Sunday 1 December 2019

Chaumont sur Loire - odd mix


Chaumont has a particular place among the châteaux de la Loire. It has a long history through the centuries from around the year thousand until now. It's not one of the top 5 to be visited but should certainly be on the B list. These days it focusses on events such as outdoor art festivals to attract visitors but there's plenty to see. This year marked 500 years since the Renaissance and the Loire Châteaux were making the most of the marketing opportunities.

The château stayed in the Amboise family for 500 years. Then, in 1465, Louis  XI had it burned to the ground to punish Pierre d'Amboise who was embroiled in a revolt against the king.

Eventually Pierre got back in favour and had his land returned to him whereby he set about rebuilding. The North wing (now gone), the West wing and the tower and the first bay of the South wing were part of a defensive building campaign with rampart walks. In the next century more Italian influences were introduced with a woman's hand.

Catherine de Medici, who married King Henri II, bought the château in 1550. The estate was highly profitable at this time due to a toll on the Loire River and farming activities. Legend has it that it was at Chaumont that astrologer Ruggieri predicted the end of the Valois dynasty in France, in favour of the Bourbons, beginning with Henri IV.

Catherine demanded the return of the Château de Chenonceau (occupied by her late husband's mistress) and in return gave Diane de Poitiers Chaumont, Chaumont owes much of its current appearance to Diane though she rarely stayed there, having her own estate at Anet.










One can visit Diane's bedroom and small dressing area in a turret and they look much as they would have in her day. The travelling trunk was very detailed and the bed carvings first rate. Her initials are everywhere.

Other areas of note include the dining area with attractive tapestries and a really lovely tiled floor, original, still very much adding a quality touch; the crests included in the window panes; the stables which are still in good condition, and are probably still used; the carriage storage which was in a dreadful state of presentation (smothered in dust); and rather odd artworks scattered about the buildings and grounds.





I overheard a tour guide explaining to a group of visitors that the chateau contains a very good collection of furniture and furnishings from the 19th century, particularly the trio of armchairs designed to facilitate some very close tête-a-têtes. Apparently they are quite rare. Certainly these ground floor rooms have a very 'Victorian' feel even though this is France.

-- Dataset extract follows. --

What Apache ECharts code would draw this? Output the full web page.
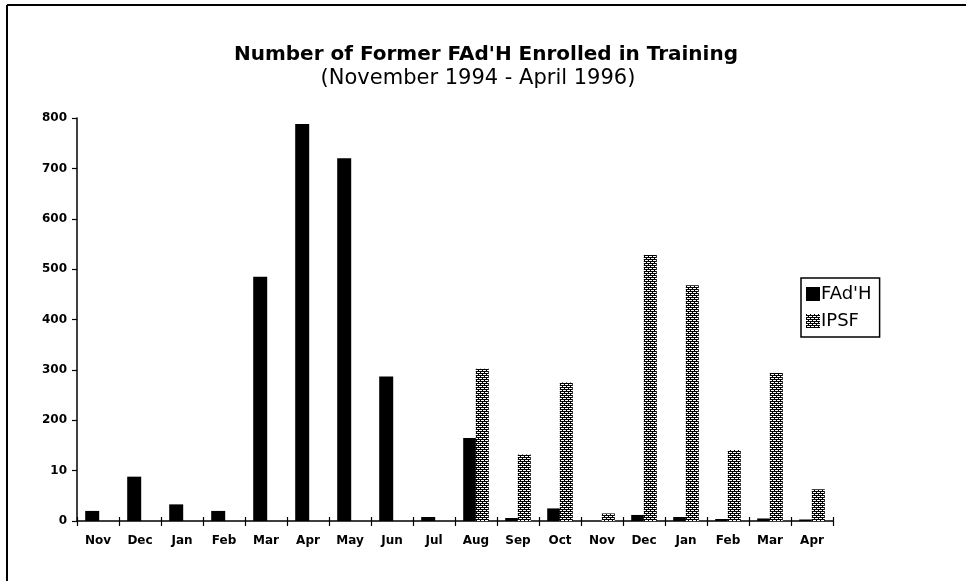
<!DOCTYPE html>
<html>
<head>
<meta charset="utf-8">
<script src="https://cdn.jsdelivr.net/npm/echarts@6/dist/echarts.min.js"></script>
<style>
  html, body { margin: 0; padding: 0; background: #fff; }
  #chart { width: 969px; height: 581px; }
</style>
</head>
<body>
<div id="chart"></div>
<script>
    // months Nov 1994 - Apr 1996
    var months = ['Nov', 'Dec', 'Jan', 'Feb', 'Mar', 'Apr', 'May', 'Jun', 'Jul',
        'Aug', 'Sep', 'Oct', 'Nov', 'Dec', 'Jan', 'Feb', 'Mar', 'Apr']
    var fadh = [20, 88, 33, 20, 485, 788, 720, 287, 8, 165, 6, 25, 0, 12, 8, 4, 5, 3]
    var ipsf = [0, 0, 0, 0, 0, 0, 0, 0, 0, 302, 132, 275, 15, 528, 468, 141, 294, 63]
    // the scanned axis prints "10" where 100 should be
    var yTickLabels = ['0', '10', '200', '300', '400', '500', '600', '700', '800']

    // dithered grey like the photocopy
    function hatch() {
        var c = document.createElement('canvas')
        c.width = 4
        c.height = 4
        var ctx = c.getContext('2d')
        ctx.fillStyle = '#fff'
        ctx.fillRect(0, 0, 4, 4)
        ctx.fillStyle = '#000'
        for (var x = 0; x < 4; x++) {
            for (var y = 0; y < 4; y++) {
                if ((x + y) % 4 === 0 || (x - y + 4) % 4 === 0 || (x + y) % 2 === 1 && x % 2 === 0) {
                    ctx.fillRect(x, y, 1, 1)
                }
            }
        }
        return {image: c, repeat: 'repeat'}
    }

    var axisFont = {fontFamily: 'DejaVu Sans', fontWeight: 'bold', fontSize: 12, color: '#000'}

    var chart = echarts.init(document.getElementById('chart'))
    var pattern = hatch()
    var option = {
        backgroundColor: '#fff',
        animation: false,
        title: [
            {
                text: "Number of Former FAd'H Enrolled in Training",
                left: 481,
                textAlign: 'center',
                top: 40,
                textStyle: {fontFamily: 'DejaVu Sans', fontWeight: 'bold', fontSize: 20, color: '#000'}
            },
            {
                text: '(November 1994 - April 1996)',
                left: 473,
                textAlign: 'center',
                top: 63,
                textStyle: {fontFamily: 'DejaVu Sans', fontWeight: 'normal', fontSize: 21, color: '#000'}
            }
        ],
        legend: {
            orient: 'vertical',
            left: 801,
            top: 278,
            padding: [7, 8, 7, 5],
            itemGap: 9,
            itemWidth: 14,
            itemHeight: 14,
            icon: 'rect',
            borderColor: '#000',
            borderWidth: 1.5,
            borderRadius: 0,
            textStyle: {fontFamily: 'DejaVu Sans', fontSize: 18, color: '#000', padding: [0, 0, 0, -4]},
            data: ["FAd'H", 'IPSF']
        },
        grid: {
            left: 77,
            right: 136,
            top: 118,
            bottom: 60
        },
        xAxis: [
            {
                type: 'category',
                data: months,
                axisLine: {lineStyle: {color: '#000', width: 1.5}},
                axisTick: {show: true, length: 5, lineStyle: {color: '#000', width: 1.2}},
                axisLabel: Object.assign({margin: 14}, axisFont)
            },
            {
                // inner half of the crossing tick marks
                type: 'category',
                data: months,
                position: 'bottom',
                axisLine: {show: false},
                axisTick: {show: true, inside: true, length: 4, lineStyle: {color: '#000', width: 1.2}},
                axisLabel: {show: false}
            }
        ],
        yAxis: {
            type: 'value',
            min: 0,
            max: 800,
            interval: 100,
            splitLine: {show: false},
            axisLine: {show: true, lineStyle: {color: '#000', width: 1.5}},
            axisTick: {show: true, length: 5, lineStyle: {color: '#000', width: 1.2}},
            axisLabel: Object.assign({
                margin: 10,
                formatter: function (v) {
                    return yTickLabels[Math.round(v / 100)]
                }
            }, axisFont)
        },
        series: [
            {
                name: "FAd'H",
                type: 'bar',
                data: fadh,
                barWidth: 14,
                barGap: '-10%',
                itemStyle: {color: '#000'}
            },
            {
                name: 'IPSF',
                type: 'bar',
                data: ipsf,
                barWidth: 13,
                itemStyle: {color: pattern}
            }
        ],
        graphic: [
            {type: 'line', shape: {x1: 7, y1: 5, x2: 7, y2: 581}, style: {stroke: '#000', lineWidth: 2}},
            {type: 'line', shape: {x1: 7, y1: 5, x2: 966, y2: 5}, style: {stroke: '#000', lineWidth: 2}}
        ]
    }
    chart.setOption(option)
</script>
</body>
</html>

Chaumont's landscaped grounds are a fairly recent creation compared to the chateau itself. Work was carried out in 1880 in favour of vast 'English-style' leisure grounds. Owner, Prince Henri-Amedee de Broglie bought up all the village buildings located in front of the château and demolished them. He funded the rebuilding of a new village on the banks of the Loire, the church and presbytery were added. Even the cemetery was moved.

Grandiose ideas don't always come to fruition. In 1903 the Broglies had a blueprint for a model farm drawn up and work was begun which went on for 10 years but was never completed (reminds me of Louis XIV's unfinished aqueduc fiasco).

Marie-Charlotte-Constance Say was heir to the Say sugar refinieries and was the last private owner of the château from 1875-1938. She headed up one of the greatest fortunes in Europe, bought the château in 1875 and married Broglie when she was only 17 years old. The changes they made to the château welcomed Edward VII of England, Don Carlos of Portugal, various maharajas and artists/actrices including Sarah Bernhardt.

Bad speculations by a director of the sugar factories damaged the family fortune and after the death of Broglie, the princess was careless with finances, on top of the Wall Street Crash. The estate was subdivided down to only 21 hectares and in 1937 the French State took possession of Chaumont, its tapistries and historical furniture. The estate then changed from a national monument to a regional one in 2007.


There were rooms along one wing that struck me as rather odd. They were full of old 'junk' scattered about to look 'nostalgic'? It gave an ill-kempt and gloomy air. Again, dust everywhere. Further along in the wing were the institutional 19Century servants quarters, empty and totally run-down.

Visiting Chaumont gives a good view of some things and rather a jarring view of others. The upkeep must be horrendous but still... get rid of the dust. Get some local schoolkids in to help.